Now, four years later I was on FiiF stage again with the mixer and fulfilled my part as side support. 

Was this a full circle? 

I did not mind it. It was in a way even liberating just to be there without too many words or too much attention.

*

"No no no. This is the process speaking" he tapped on his head. "Now do it again and tell what you really feel. What the body is telling you. Take your time. There is no hurry"

I saw how different the outcome was. 

I saw how more real and believable it was. 

The mind can lie, but the body can not, and when the mind lies there is a conflict. 

I have seen too many situations in my life where the words that come out are not in sync with the body. How people say "I am good!" or "I love it!" in a least convincing way. 
Now I learned how to really be there and notice when something is untold. It was liberating.

*

I thought how silly or strange it might have looked like to other people.

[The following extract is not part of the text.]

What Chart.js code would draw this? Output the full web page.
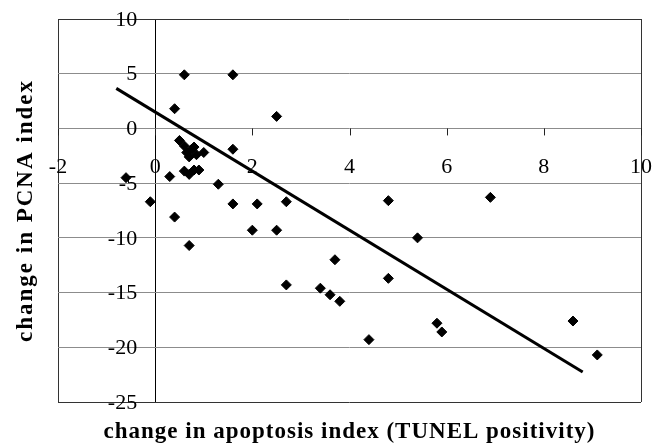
<!DOCTYPE html>
<html>
<head>
<meta charset="utf-8">
<script src="https://cdn.jsdelivr.net/npm/chart.js@4.4.0/dist/chart.umd.min.js"></script>
<style>
  html, body { margin: 0; padding: 0; background: #fff; }
  #wrap { width: 665px; height: 443px; }
</style>
</head>
<body>
<div id="wrap"><canvas id="scatterChart" width="665" height="443"></canvas></div>
<script>
// values
const apoptosisChange = [0.6, 1.6, 0.4, 2.5, 0.5, 0.6, 0.75, 0.8, 0.7, 1.0, 0.65, 0.85, 1.6,
    0.6, 0.7, 0.8, 0.9, 0.3, -0.6, 1.3, -0.1, 1.6, 2.1, 2.7, 0.4, 2.0, 2.5, 0.7, 2.7,
    4.8, 6.9, 5.4, 3.7, 4.8, 3.4, 3.6, 3.8, 4.4, 5.8, 5.9, 8.6, 9.1];
const pcnaChange = [4.9, 4.9, 1.8, 1.1, -1.1, -1.6, -1.9, -1.7, -2.6, -2.2, -2.2, -2.4, -1.9,
    -3.9, -4.2, -3.8, -3.8, -4.4, -4.5, -5.1, -6.7, -6.9, -6.9, -6.7, -8.1, -9.3, -9.3, -10.7, -14.3,
    -6.6, -6.3, -10.0, -12.0, -13.7, -14.6, -15.2, -15.8, -19.3, -17.8, -18.6, -17.6, -20.7];

// linear trend line end points
const trendX = [-0.8, 8.8];
const trendY = [3.66, -22.26];

const xTickLabels = ['-2', '0', '2', '4', '6', '8', '10'];
const yTickLabels = ['10', '5', '0', '-5', '-10', '-15', '-20', '-25'];
const xTitle = 'change in apoptosis index (TUNEL positivity)';
const yTitle = 'change in PCNA index';

const points = apoptosisChange.map((x, i) => ({ x: x, y: pcnaChange[i] }));
const trend = trendX.map((x, i) => ({ x: x, y: trendY[i] }));

// draws the Excel-style labels along the axes that cross at zero
const axisText = {
    id: 'axisText',
    afterDraw(chart) {
        const c = chart.ctx;
        const xs = chart.scales.x;
        const ys = chart.scales.y;
        const x0 = xs.getPixelForValue(0);
        const y0 = ys.getPixelForValue(0);
        c.save();
        c.fillStyle = '#000';
        c.strokeStyle = '#222';
        c.lineWidth = 1;
        // small tick marks below the horizontal axis
        xTickLabels.forEach(t => {
            const px = Math.round(xs.getPixelForValue(Number(t))) + 0.5;
            c.beginPath();
            c.moveTo(px, y0);
            c.lineTo(px, y0 + 7);
            c.stroke();
        });
        c.font = '22px "Liberation Serif", "Times New Roman", serif';
        c.textAlign = 'center';
        c.textBaseline = 'alphabetic';
        xTickLabels.forEach(t => {
            c.fillText(t, xs.getPixelForValue(Number(t)), y0 + 45);
        });
        c.textAlign = 'right';
        c.textBaseline = 'middle';
        yTickLabels.forEach(t => {
            c.fillText(t, x0 - 18, ys.getPixelForValue(Number(t)) + 1);
        });
        // axis titles
        c.font = 'bold 23px "Liberation Serif", "Times New Roman", serif';
        c.textAlign = 'center';
        c.textBaseline = 'alphabetic';
        c.letterSpacing = '1px';
        c.fillText(xTitle, (chart.chartArea.left + chart.chartArea.right) / 2, 438);
        c.letterSpacing = '2px';
        c.translate(32, (chart.chartArea.top + chart.chartArea.bottom) / 2);
        c.rotate(-Math.PI / 2);
        c.fillText(yTitle, 0, 0);
        c.restore();
    }
};

const ctx = document.getElementById('scatterChart').getContext('2d');
const chart = new Chart(ctx, {
    type: 'scatter',
    data: {
        datasets: [{
            label: 'PCNA vs apoptosis',
            data: points,
            pointStyle: 'rectRot',
            pointRadius: 5,
            pointBorderWidth: 1,
            backgroundColor: '#000',
            borderColor: '#000',
            order: 2
        }, {
            label: 'trend',
            data: trend,
            showLine: true,
            borderColor: '#000',
            borderWidth: 3,
            pointRadius: 0,
            fill: false,
            order: 1
        }]
    },
    options: {
        responsive: false,
        animation: false,
        layout: { padding: { left: 58, right: 24, top: 19, bottom: 41 } },
        plugins: {
            legend: { display: false },
            tooltip: { enabled: false }
        },
        scales: {
            x: {
                type: 'linear',
                min: -2,
                max: 10,
                ticks: { stepSize: 2, display: false },
                border: { display: false },
                grid: {
                    drawTicks: false,
                    color: (c) => {
                        const v = c.tick ? c.tick.value : null;
                        if (v === 0) return '#000';
                        if (v === -2 || v === 10) return '#333';
                        return 'rgba(0,0,0,0)';
                    }
                }
            },
            y: {
                type: 'linear',
                min: -25,
                max: 10,
                ticks: { stepSize: 5, display: false },
                border: { display: false },
                grid: {
                    drawTicks: false,
                    color: (c) => {
                        const v = c.tick ? c.tick.value : null;
                        if (v === -25 || v === 10) return '#333';
                        return '#8c8c8c';
                    }
                }
            }
        }
    },
    plugins: [axisText]
});
</script>
</body>
</html>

Just a group of people standing in front of a pub, making fun at each other and then digging with imaginary shovels.

We did it whenever we went too far with the jokes. You know, digging yourself deeper when you are already in a hole. 

It was fun, but I am sure that it also must have looked a bit strange.

***

It was my first workday after the festival. 

A client joined the chat and I noticed that he had the name and location of one of the improvisers who was in FiiF. 

Sure, it was not the same person, but my heart still started to rally with joy.